The portrait of a man and his helmet discussed at the Brown Bag series. PHOTO CREDIT: The Metropolitan Museum of Art
The University of Rhode Island holds the Brown Bag Series in order to highlight different faculty and graduate students who are able to share their research in areas including public humanities.
Lisa W. Tom, an assistant professor of art history at URI, spoke at the event on Nov. 30 on how the Italian Renaissance sought to discover the “cultural and social weight of holding a helmet in early modern portraiture.”
“My methodology leans towards thick description and micro histories,” Tom said. “Historians tend to site Titian’s portrait of Alfonso d’Avalos as being one of the first major portraits of men in armor that then model later portraits of men in armor which is really great but I’m just interested more so in the dwarf in the lower left who’s holding up his helmet to him.”
Women and pages, or young people employed in an establishment, who were usually young men. Each had a respective role in regards to their place in the portraits, and Tom analyzed this. More specifically, she analyzed individuals in the painting and the positioning of themselves and of their helmets to determine the patterns seen across the 16th and 19th century.
Tom explained that when women were presented in paintings, they were not presented as actual people, unlike the men in armor who were preparing for war or practicing for war in tournaments.
“The easier answer is that the women were allegories, they were not people so they’re kind of like muses or spirit guides, even, and are there to complement those objects,” Tom said.
She also said that the pages or dwarves presented in other works of art held a different message.
“[These portraits] are not interested in showing a professional page who will work their way up to being a squire and someday becoming a knight themselves,” Tom said. “These servants in these portraits are purely there to be furniture to compliment the sitter.”
Thus, although history and art may be interpreted differently and in a myriad of ways, Tom believes that part of the answer to the question of what is the cultural and social weight of holding a helmet in early modern portraiture may be the fact that these pages holding the helmets are there to reaffirm the superiority of the individual who will eventually wear the helmet.
Tom further stated that it becomes essential for these pages to not be identifiable to further prove the page’s role of inferiority, while simultaneously strengthening the appearance and the privilege of the commanding individual.

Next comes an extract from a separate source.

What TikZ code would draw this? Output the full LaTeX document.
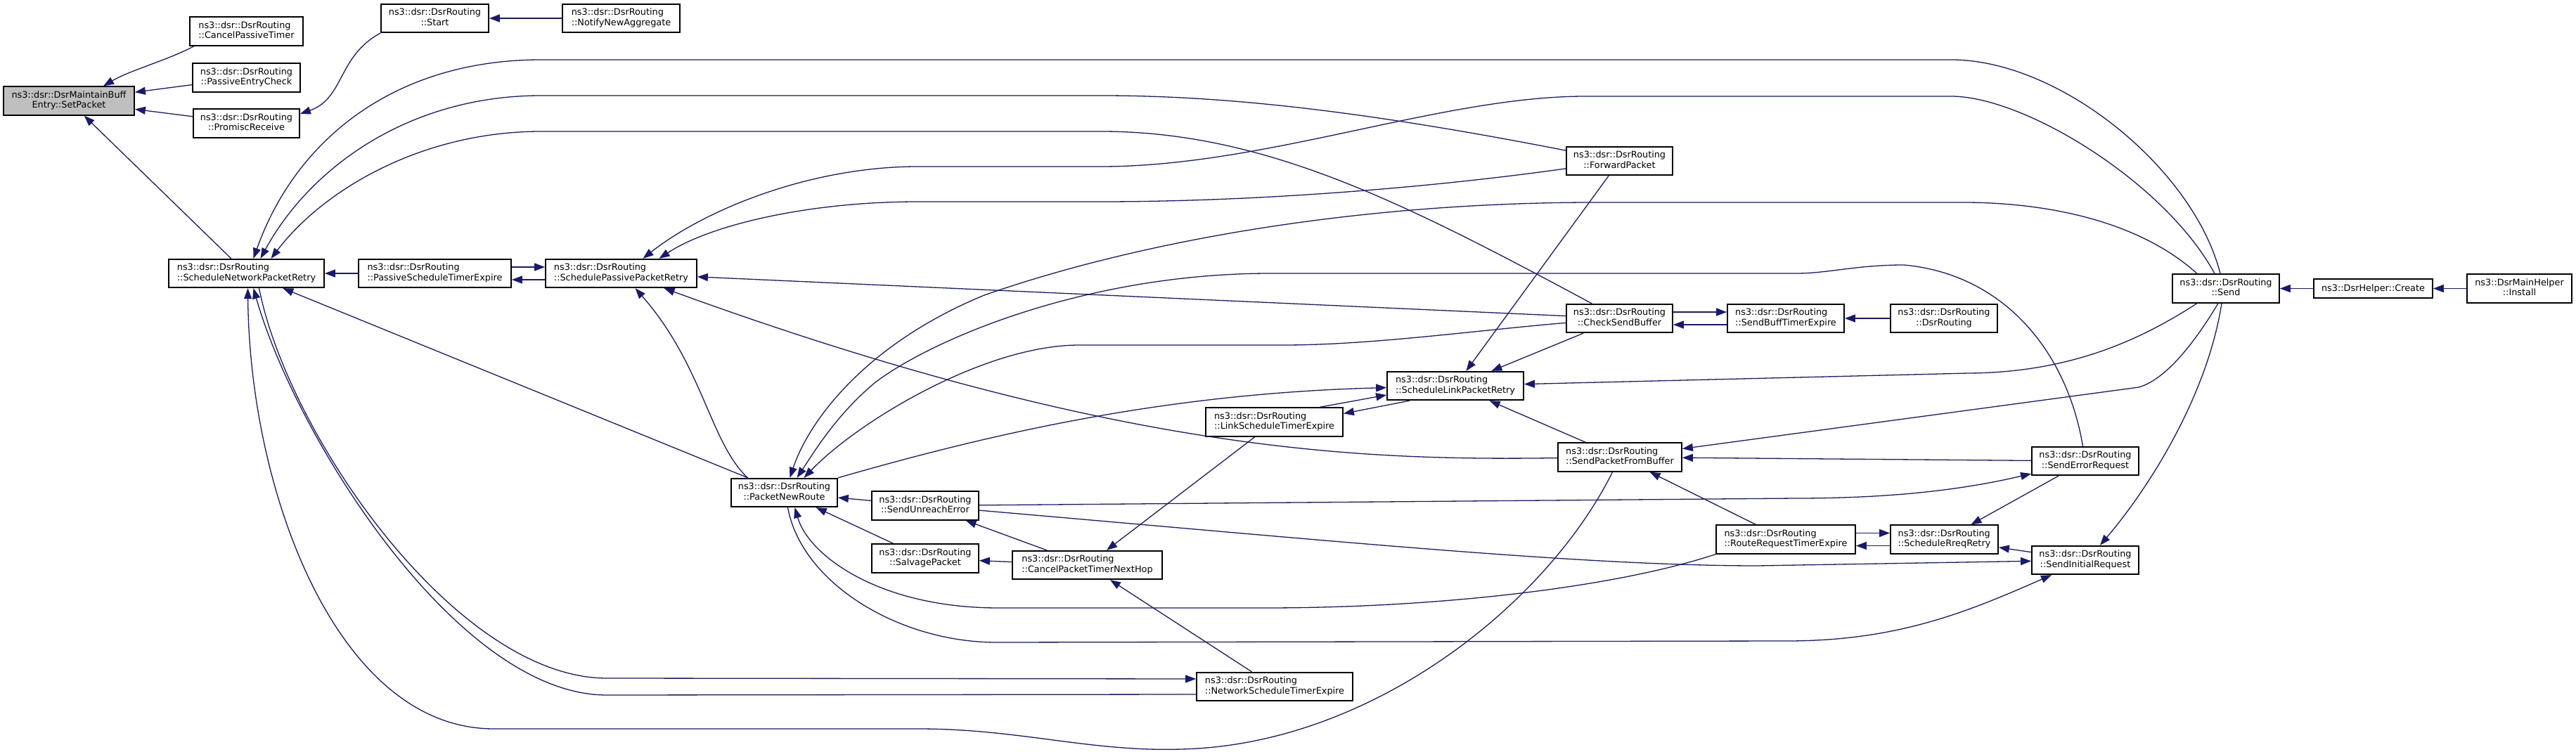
\documentclass[tikz,border=0pt]{standalone}
\usepackage{fontspec}
\setmainfont{DejaVu Sans}
\usepackage{tikz}
\usetikzlibrary{arrows.meta,calc}

\definecolor{edgeblue}{RGB}{25,25,112}
\definecolor{nodegray}{RGB}{191,191,191}

\newcommand{\twoline}[2]{\begin{tabular}{@{}l@{}}#1\\\multicolumn{1}{@{}c@{}}{#2}\end{tabular}}

\begin{document}
\begin{tikzpicture}[x=0.2mm, y=-0.2mm,
  fn/.style={draw, fill=white, line width=0.35mm, minimum width=#1, minimum height=8.1mm, inner sep=0.4mm, font=\fontsize{7.3}{8.4}\selectfont},
  call/.style={draw=edgeblue, line width=0.26mm, -{Triangle[length=3mm, width=2.2mm]}}]
\useasboundingbox (0,0) rectangle (3664,1070);

\node (setpkt) at (98,143.5) [fn=37.2mm, fill=nodegray] {\twoline{ns3::dsr::DsrMaintainBuff}{Entry::SetPacket}};
\node (cancel) at (350.5,44.5) [fn=32.2mm] {\twoline{ns3::dsr::DsrRouting}{::CancelPassiveTimer}};
\node (entry) at (350.5,110.5) [fn=30.6mm] {\twoline{ns3::dsr::DsrRouting}{::PassiveEntryCheck}};
\node (promisc) at (350.5,175.5) [fn=30.2mm] {\twoline{ns3::dsr::DsrRouting}{::PromiscReceive}};
\node (start) at (618.5,26) [fn=30.6mm] {\twoline{ns3::dsr::DsrRouting}{::Start}};
\node (notify) at (883.5,26) [fn=33.4mm] {\twoline{ns3::dsr::DsrRouting}{::NotifyNewAggregate}};
\node (snpr) at (350.5,389) [fn=44.2mm] {\twoline{ns3::dsr::DsrRouting}{::ScheduleNetworkPacketRetry}};
\node (pste) at (618.5,389) [fn=43.4mm] {\twoline{ns3::dsr::DsrRouting}{::PassiveScheduleTimerExpire}};
\node (sppr) at (883.5,389) [fn=43mm] {\twoline{ns3::dsr::DsrRouting}{::SchedulePassivePacketRetry}};
\node (pnr) at (1115.5,701) [fn=30.2mm] {\twoline{ns3::dsr::DsrRouting}{::PacketNewRoute}};
\node (sue) at (1316,719.5) [fn=30.4mm] {\twoline{ns3::dsr::DsrRouting}{::SendUnreachError}};
\node (salvage) at (1316,794.5) [fn=30.4mm] {\twoline{ns3::dsr::DsrRouting}{::SalvagePacket}};
\node (cptnh) at (1546.5,804) [fn=42.6mm] {\twoline{ns3::dsr::DsrRouting}{::CancelPacketTimerNextHop}};
\node (lste) at (1812.5,600.5) [fn=39mm] {\twoline{ns3::dsr::DsrRouting}{::LinkScheduleTimerExpire}};
\node (nste) at (1813,977) [fn=44.4mm] {\twoline{ns3::dsr::DsrRouting}{::NetworkScheduleTimerExpire}};
\node (slpr) at (2070,549) [fn=38.8mm] {\twoline{ns3::dsr::DsrRouting}{::ScheduleLinkPacketRetry}};
\node (fwd) at (2303.5,229) [fn=30.2mm] {\twoline{ns3::dsr::DsrRouting}{::ForwardPacket}};
\node (csb) at (2303.5,453) [fn=30.2mm] {\twoline{ns3::dsr::DsrRouting}{::CheckSendBuffer}};
\node (spfb) at (2304,650.5) [fn=35.2mm] {\twoline{ns3::dsr::DsrRouting}{::SendPacketFromBuffer}};
\node (sbte) at (2540,453) [fn=33.2mm] {\twoline{ns3::dsr::DsrRouting}{::SendBuffTimerExpire}};
\node (ctor) at (2765,453) [fn=30.4mm] {\twoline{ns3::dsr::DsrRouting}{::DsrRouting}};
\node (rrte) at (2540,767.5) [fn=39.6mm] {\twoline{ns3::dsr::DsrRouting}{::RouteRequestTimerExpire}};
\node (srr) at (2765.5,767.5) [fn=30.6mm] {\twoline{ns3::dsr::DsrRouting}{::ScheduleRreqRetry}};
\node (ser) at (2966,656) [fn=30.4mm] {\twoline{ns3::dsr::DsrRouting}{::SendErrorRequest}};
\node (sir) at (2966,797) [fn=30.4mm] {\twoline{ns3::dsr::DsrRouting}{::SendInitialRequest}};
\node (send) at (3166,410.5) [fn=30.4mm] {\twoline{ns3::dsr::DsrRouting}{::Send}};
\node (create) at (3375.5,410.5) [fn=33.8mm, minimum height=5.4mm] {ns3::DsrHelper::Create};
\node (install) at (3583.5,410.5) [fn=29.8mm] {\twoline{ns3::DsrMainHelper}{::Install}};

\draw[call] ($(cancel.south west)+(7,0)$) .. controls (240,85) and (185,100) .. ($(setpkt.north)+(49,0)$);
\draw[call] (entry) -- (setpkt);
\draw[call] (promisc) -- (setpkt);
\draw[call] (snpr) -- (setpkt);
\draw[call] (start.south west) .. controls (480,80) and (490,140) .. (promisc.10);
\draw[call] (notify) -- (start);
\draw[call] (pste) -- (snpr);
\draw[call] ($(pste.east)+(0,-9)$) -- ($(sppr.west)+(0,-9)$);
\draw[call] ($(sppr.west)+(0,9)$) -- ($(pste.east)+(0,9)$);

\draw[call] ($(send.north)+(-8,0)$) .. controls (3120,240) and (2930,85) .. (2775,85) -- (770,85) .. controls (560,85) and (420,200) .. ($(snpr.north)+(10,0)$);
\draw[call] (fwd) .. controls (1950,160) and (1750,136) .. (1566,136) -- (770,136) .. controls (580,136) and (440,240) .. ($(snpr.north)+(20,0)$);
\draw[call] (csb) .. controls (2000,290) and (1800,187) .. (1566,187) -- (770,187) .. controls (600,187) and (460,270) .. ($(snpr.north)+(35,0)$);
\draw[call] (pnr) -- (snpr);
\draw[call] (spfb) .. controls (2200,860) and (1950,1060) .. (1680,1066) .. controls (1550,1070) and (1450,1037) .. (1306,1037) -- (702,1037) .. controls (480,1037) and (355,700) .. ($(snpr.south)+(2,0)$);
\draw[call] ($(nste.west)+(0,11)$) -- (863,989) .. controls (650,989) and (420,620) .. ($(snpr.south)+(10,0)$);
\draw[call] ($(snpr.south)+(18,0)$) .. controls (410,620) and (650,965) .. (863,965) -- ($(nste.west)+(0,-11)$);

\draw[call] ($(send.north)+(-16,0)$) .. controls (3080,260) and (2880,137) .. (2775,137) -- (2255,137) .. controls (2050,137) and (1800,237) .. (1566,237) -- (1306,237) .. controls (1150,237) and (1000,300) .. ($(sppr.north)+(31,0)$);
\draw[call] (fwd) .. controls (2050,265) and (1800,287) .. (1566,287) -- (1306,287) .. controls (1150,287) and (1010,320) .. ($(sppr.north)+(54,0)$);
\draw[call] (csb) -- (sppr);
\draw[call] ($(pnr.north)+(-52,0)$) .. controls (1010,630) and (1000,520) .. ($(sppr.south)+(20,0)$);
\draw[call] (spfb) .. controls (1950,655) and (1600,649) .. ($(sppr.south)+(61,0)$);

\draw[call] ($(send.north)+(-41,0)$) .. controls (3060,330) and (2950,290) .. (2800,288) -- (2255,288) .. controls (1900,290) and (1600,350) .. (1400,420) .. controls (1230,490) and (1150,600) .. ($(pnr.north)+(8,0)$);
\draw[call] (ser) .. controls (2940,500) and (2850,390) .. (2708,377) .. controls (2640,377) and (2600,389) .. (2555,389) -- (1807,389) .. controls (1550,389) and (1330,480) .. (1245,544) .. controls (1190,590) and (1160,640) .. ($(pnr.north)+(18,0)$);
\draw[call] (csb) .. controls (2100,470) and (1950,491) .. (1826,491) -- (1535,491) .. controls (1400,491) and (1220,600) .. ($(pnr.north)+(28,0)$);
\draw[call] (sue) -- (pnr);
\draw[call] (salvage) -- (pnr);
\draw[call] (rrte.south west) .. controls (2300,835) and (2050,865) .. (1800,865) -- (1420,865) .. controls (1250,865) and (1150,790) .. ($(pnr.south)+(15,0)$);
\draw[call] (pnr.north east) .. controls (1400,620) and (1650,560) .. (slpr);
\draw[call] ($(pnr.south)+(5,0)$) .. controls (1140,830) and (1280,915) .. (1420,914) -- (2542,912) .. controls (2700,912) and (2800,870) .. (sir);

\draw[call] (sue) -- (2555,709) .. controls (2700,709) and (2800,695) .. (ser);
\draw[call] (sue) .. controls (1900,770) and (2250,805) .. (2500,805) -- (sir);
\draw[call] (cptnh) -- (sue);
\draw[call] (cptnh) -- (salvage);
\draw[call] (lste) -- (cptnh);
\draw[call] (nste) -- (cptnh);
\draw[call] ($(lste.north east)+(-34,0)$) -- ($(slpr.west)+(0,13)$);
\draw[call] ($(slpr.south west)+(33,0)$) -- ($(lste.east)+(0,-12)$);

\draw[call] ($(send.south)+(-41,0)$) .. controls (3050,480) and (2950,530) .. (2800,531) -- (slpr);
\draw[call] ($(send.south)+(-11,0)$) .. controls (3120,490) and (3080,540) .. (3042,551) -- (spfb);
\draw[call] ($(send.south)+(-6,0)$) .. controls (3140,560) and (3060,690) .. ($(sir.north)+(21,0)$);
\draw[call] (spfb) -- (slpr);
\draw[call] (csb) -- (slpr);
\draw[call] (fwd) -- (slpr);
\draw[call] ($(csb.east)+(0,-9)$) -- ($(sbte.west)+(0,-9)$);
\draw[call] ($(sbte.west)+(0,9)$) -- ($(csb.east)+(0,9)$);
\draw[call] (ctor) -- (sbte);
\draw[call] (ser) -- (spfb);
\draw[call] (rrte) -- (spfb);
\draw[call] ($(rrte.east)+(0,-9)$) -- ($(srr.west)+(0,-9)$);
\draw[call] ($(srr.west)+(0,9)$) -- ($(rrte.east)+(0,9)$);
\draw[call] (ser) -- (srr);
\draw[call] (sir) -- (srr);
\draw[call] (create) -- (send);
\draw[call] (install) -- (create);
\end{tikzpicture}
\end{document}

“It’s funny to think about how complicated it can be to make something so simple as to send this message across, kind of like the bride who doesn’t want the bridesmaids to outshine them,” Tom said.
Rachel Arruda, a fourth year textiles fashion merchandising and design major, attended the event and found that fashion was also an important aspect of these paintings.
“I think these events are super interesting and this one in particular caught my attention because it was not just about the helmet’s role in superiority but the way fashion and certain clothes and armor demonstrated your social status,” Arruda said.
Tom believes that there are still many more questions to ask and that this motif of helmets being held in early modern portraiture may continue to shift and change over time. However, she emphasized her gratitude for having a platform at URI to discuss topics that many individuals may not have heard of before.
“I was able to see what my colleagues think to see what people in the history department think in the English department and other people as well,” she said.
The next Brown Bag Series event will be held Feb. 8 at 12 p.m. in URI’s Multicultural Student Services Center which will be presented by Linda Welters, Susan J. Jerome and Rebecca Kelly from the Department of Textiles, Fashion Merchandising and Design.